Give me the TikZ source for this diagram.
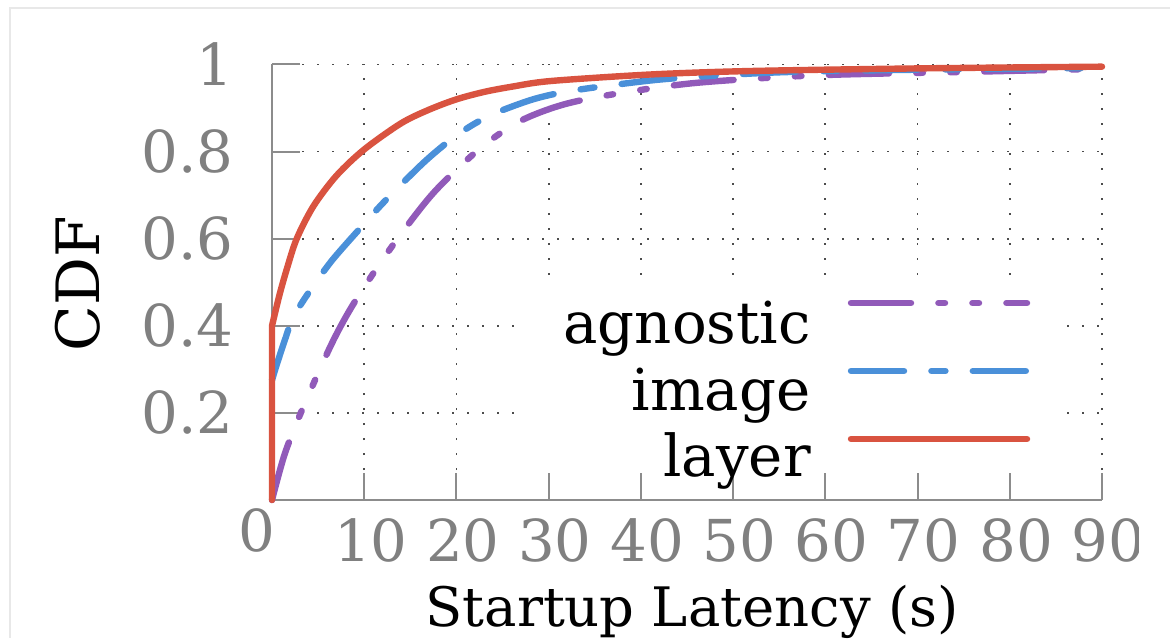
\documentclass[tikz,border=0pt]{standalone}
\usepackage{fontspec}
\setmainfont{DejaVu Serif}
\definecolor{cred}{RGB}{217,83,64}
\definecolor{cblue}{RGB}{74,144,217}
\definecolor{cpurple}{RGB}{145,90,185}
\definecolor{axgray}{RGB}{140,140,140}
\definecolor{labgray}{RGB}{128,128,128}
\definecolor{framegray}{RGB}{232,232,232}
\begin{document}
\begin{tikzpicture}[x=0.5bp,y=-0.5bp,
  curve/.style={line width=3.2bp, line cap=round, line join=round},
  agn/.style={curve, draw=cpurple, dash pattern=on 30bp off 13.7bp on 3.3bp off 13.7bp on 3.3bp off 13.7bp},
  img/.style={curve, draw=cblue, dash pattern=on 26.5bp off 13.7bp on 7bp off 13.7bp},
  lay/.style={curve, draw=cred},
  gridline/.style={line width=0.9bp, draw=black!70, dash pattern=on 0.9bp off 6.6bp},
  axisline/.style={draw=axgray, line width=1bp},
  ticklab/.style={text=labgray, font=\fontsize{29}{29}\selectfont, inner sep=0pt},
  leglab/.style={font=\fontsize{29}{29}\selectfont, inner sep=0pt, anchor=base east},
]
\useasboundingbox (0,0) rectangle (1170,638);
\fill[white] (0,0) rectangle (1170,638);
\draw[framegray, line width=1bp] (10,638) -- (10,8) -- (1170,8);

\begin{scope}[shift={(272,500)}, x=4.611bp, y=217.75bp]
  % grid
  \foreach \gx in {10,20,...,90} \draw[gridline] (\gx,0) -- (\gx,1);
  \foreach \gy in {0.2,0.4,0.6,0.8,1} \draw[gridline] (0,\gy) -- (90,\gy);
\end{scope}

% legend background
\fill[white] (520,275) rectangle (1055,472);

\begin{scope}[shift={(272,500)}, x=4.611bp, y=217.75bp]
  % ticks
  \foreach \gy in {0.2,0.4,0.6,0.8,1} \draw[axisline] (0,\gy) -- (3.04,\gy);
  \foreach \gx in {10,20,...,90} \draw[axisline] (\gx,0) -- (\gx,0.062);
  % axes
  \draw[axisline] (0,1) coordinate (ytop) -- (0,0) coordinate (orig) -- (90,0) coordinate (xend);
  % curves
  \draw[agn] plot[smooth, tension=0.5] coordinates {(0,0) (1.4,0.107) (3.4,0.214) (6.5,0.36) (9,0.456) (13,0.582) (17.5,0.705) (22.6,0.808) (26.9,0.87) (31.6,0.908) (37.4,0.933) (46.1,0.958) (59,0.975) (75.3,0.983) (90,0.99)};
  \draw[img] plot[smooth, tension=0.5] coordinates {(0,0.275) (0.5,0.31) (1.5,0.374) (2.3,0.42) (4.1,0.48) (6.5,0.55) (9.9,0.632) (12.4,0.69) (16.4,0.774) (19.3,0.826) (21.8,0.862) (24.4,0.89) (28.3,0.92) (32,0.938) (37.4,0.954) (43.5,0.968) (55,0.982) (70,0.988) (90,0.992)};
  \draw[lay] (0,0) -- plot[smooth, tension=0.5] coordinates {(0,0.4) (0.8,0.47) (1.6,0.53) (2.68,0.6) (4.5,0.675) (7,0.745) (10,0.805) (14,0.865) (17,0.896) (20,0.92) (23,0.937) (26,0.949) (30.2,0.962) (41,0.977) (51.8,0.985) (70,0.991) (90,0.995)};
\end{scope}

% y tick labels
\node[ticklab, anchor=east] (y10) at (234,64.5) {1};
\node[ticklab, anchor=east] (y08) at (234,151.6) {0.8};
\node[ticklab, anchor=east] (y06) at (234,238.7) {0.6};
\node[ticklab, anchor=east] (y04) at (234,325.8) {0.4};
\node[ticklab, anchor=east] (y02) at (234,412.9) {0.2};
% x tick labels
\node[ticklab] (x0) at (257,530) {0};
\node[ticklab] (x10) at (371,540) {10};
\node[ticklab] (x20) at (463,540) {20};
\node[ticklab] (x30) at (555,540) {30};
\node[ticklab] (x40) at (647,540) {40};
\node[ticklab] (x50) at (739,540) {50};
\node[ticklab] (x60) at (831,540) {60};
\node[ticklab] (x70) at (923,540) {70};
\node[ticklab] (x80) at (1016,540) {80};
\begin{scope}
  \clip (0,0) rectangle (1138,638);
  \node[ticklab] (x90) at (1108,540) {90};
\end{scope}
% axis labels
\node[rotate=90, inner sep=0pt, font=\fontsize{30}{30}\selectfont] (ylab) at (78,284) {CDF};
\node[anchor=base, inner sep=0pt, font=\fontsize{27.3}{27.3}\selectfont] (xlab) at (692,626) {Startup Latency (s)};

% legend
\node[leglab] (lagn) at (811,343) {agnostic};
\node[leglab] (limg) at (811,410) {image};
\node[leglab] (llay) at (811,476) {layer};
\coordinate (ka1) at (851,303); \coordinate (ka2) at (1027,303);
\coordinate (ki1) at (851,371); \coordinate (ki2) at (1027,371);
\coordinate (kl1) at (851,439); \coordinate (kl2) at (1027,439);
\draw[agn] (ka1) -- (ka2);
\draw[img] (ki1) -- (ki2);
\draw[lay] (kl1) -- (kl2);
\end{tikzpicture}
\end{document}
:::::
→ What to produce
From the material above, reproduce everything verbatim except the pictures.

→ Correct output
Give me the TikZ source for this diagram.
\documentclass[tikz,border=0pt]{standalone}
\usepackage{fontspec}
\setmainfont{DejaVu Serif}
\definecolor{cred}{RGB}{217,83,64}
\definecolor{cblue}{RGB}{74,144,217}
\definecolor{cpurple}{RGB}{145,90,185}
\definecolor{axgray}{RGB}{140,140,140}
\definecolor{labgray}{RGB}{128,128,128}
\definecolor{framegray}{RGB}{232,232,232}
\begin{document}
\begin{tikzpicture}[x=0.5bp,y=-0.5bp,
  curve/.style={line width=3.2bp, line cap=round, line join=round},
  agn/.style={curve, draw=cpurple, dash pattern=on 30bp off 13.7bp on 3.3bp off 13.7bp on 3.3bp off 13.7bp},
  img/.style={curve, draw=cblue, dash pattern=on 26.5bp off 13.7bp on 7bp off 13.7bp},
  lay/.style={curve, draw=cred},
  gridline/.style={line width=0.9bp, draw=black!70, dash pattern=on 0.9bp off 6.6bp},
  axisline/.style={draw=axgray, line width=1bp},
  ticklab/.style={text=labgray, font=\fontsize{29}{29}\selectfont, inner sep=0pt},
  leglab/.style={font=\fontsize{29}{29}\selectfont, inner sep=0pt, anchor=base east},
]
\useasboundingbox (0,0) rectangle (1170,638);
\fill[white] (0,0) rectangle (1170,638);
\draw[framegray, line width=1bp] (10,638) -- (10,8) -- (1170,8);

\begin{scope}[shift={(272,500)}, x=4.611bp, y=217.75bp]
  % grid
  \foreach \gx in {10,20,...,90} \draw[gridline] (\gx,0) -- (\gx,1);
  \foreach \gy in {0.2,0.4,0.6,0.8,1} \draw[gridline] (0,\gy) -- (90,\gy);
\end{scope}

% legend background
\fill[white] (520,275) rectangle (1055,472);

\begin{scope}[shift={(272,500)}, x=4.611bp, y=217.75bp]
  % ticks
  \foreach \gy in {0.2,0.4,0.6,0.8,1} \draw[axisline] (0,\gy) -- (3.04,\gy);
  \foreach \gx in {10,20,...,90} \draw[axisline] (\gx,0) -- (\gx,0.062);
  % axes
  \draw[axisline] (0,1) coordinate (ytop) -- (0,0) coordinate (orig) -- (90,0) coordinate (xend);
  % curves
  \draw[agn] plot[smooth, tension=0.5] coordinates {(0,0) (1.4,0.107) (3.4,0.214) (6.5,0.36) (9,0.456) (13,0.582) (17.5,0.705) (22.6,0.808) (26.9,0.87) (31.6,0.908) (37.4,0.933) (46.1,0.958) (59,0.975) (75.3,0.983) (90,0.99)};
  \draw[img] plot[smooth, tension=0.5] coordinates {(0,0.275) (0.5,0.31) (1.5,0.374) (2.3,0.42) (4.1,0.48) (6.5,0.55) (9.9,0.632) (12.4,0.69) (16.4,0.774) (19.3,0.826) (21.8,0.862) (24.4,0.89) (28.3,0.92) (32,0.938) (37.4,0.954) (43.5,0.968) (55,0.982) (70,0.988) (90,0.992)};
  \draw[lay] (0,0) -- plot[smooth, tension=0.5] coordinates {(0,0.4) (0.8,0.47) (1.6,0.53) (2.68,0.6) (4.5,0.675) (7,0.745) (10,0.805) (14,0.865) (17,0.896) (20,0.92) (23,0.937) (26,0.949) (30.2,0.962) (41,0.977) (51.8,0.985) (70,0.991) (90,0.995)};
\end{scope}

% y tick labels
\node[ticklab, anchor=east] (y10) at (234,64.5) {1};
\node[ticklab, anchor=east] (y08) at (234,151.6) {0.8};
\node[ticklab, anchor=east] (y06) at (234,238.7) {0.6};
\node[ticklab, anchor=east] (y04) at (234,325.8) {0.4};
\node[ticklab, anchor=east] (y02) at (234,412.9) {0.2};
% x tick labels
\node[ticklab] (x0) at (257,530) {0};
\node[ticklab] (x10) at (371,540) {10};
\node[ticklab] (x20) at (463,540) {20};
\node[ticklab] (x30) at (555,540) {30};
\node[ticklab] (x40) at (647,540) {40};
\node[ticklab] (x50) at (739,540) {50};
\node[ticklab] (x60) at (831,540) {60};
\node[ticklab] (x70) at (923,540) {70};
\node[ticklab] (x80) at (1016,540) {80};
\begin{scope}
  \clip (0,0) rectangle (1138,638);
  \node[ticklab] (x90) at (1108,540) {90};
\end{scope}
% axis labels
\node[rotate=90, inner sep=0pt, font=\fontsize{30}{30}\selectfont] (ylab) at (78,284) {CDF};
\node[anchor=base, inner sep=0pt, font=\fontsize{27.3}{27.3}\selectfont] (xlab) at (692,626) {Startup Latency (s)};

% legend
\node[leglab] (lagn) at (811,343) {agnostic};
\node[leglab] (limg) at (811,410) {image};
\node[leglab] (llay) at (811,476) {layer};
\coordinate (ka1) at (851,303); \coordinate (ka2) at (1027,303);
\coordinate (ki1) at (851,371); \coordinate (ki2) at (1027,371);
\coordinate (kl1) at (851,439); \coordinate (kl2) at (1027,439);
\draw[agn] (ka1) -- (ka2);
\draw[img] (ki1) -- (ki2);
\draw[lay] (kl1) -- (kl2);
\end{tikzpicture}
\end{document}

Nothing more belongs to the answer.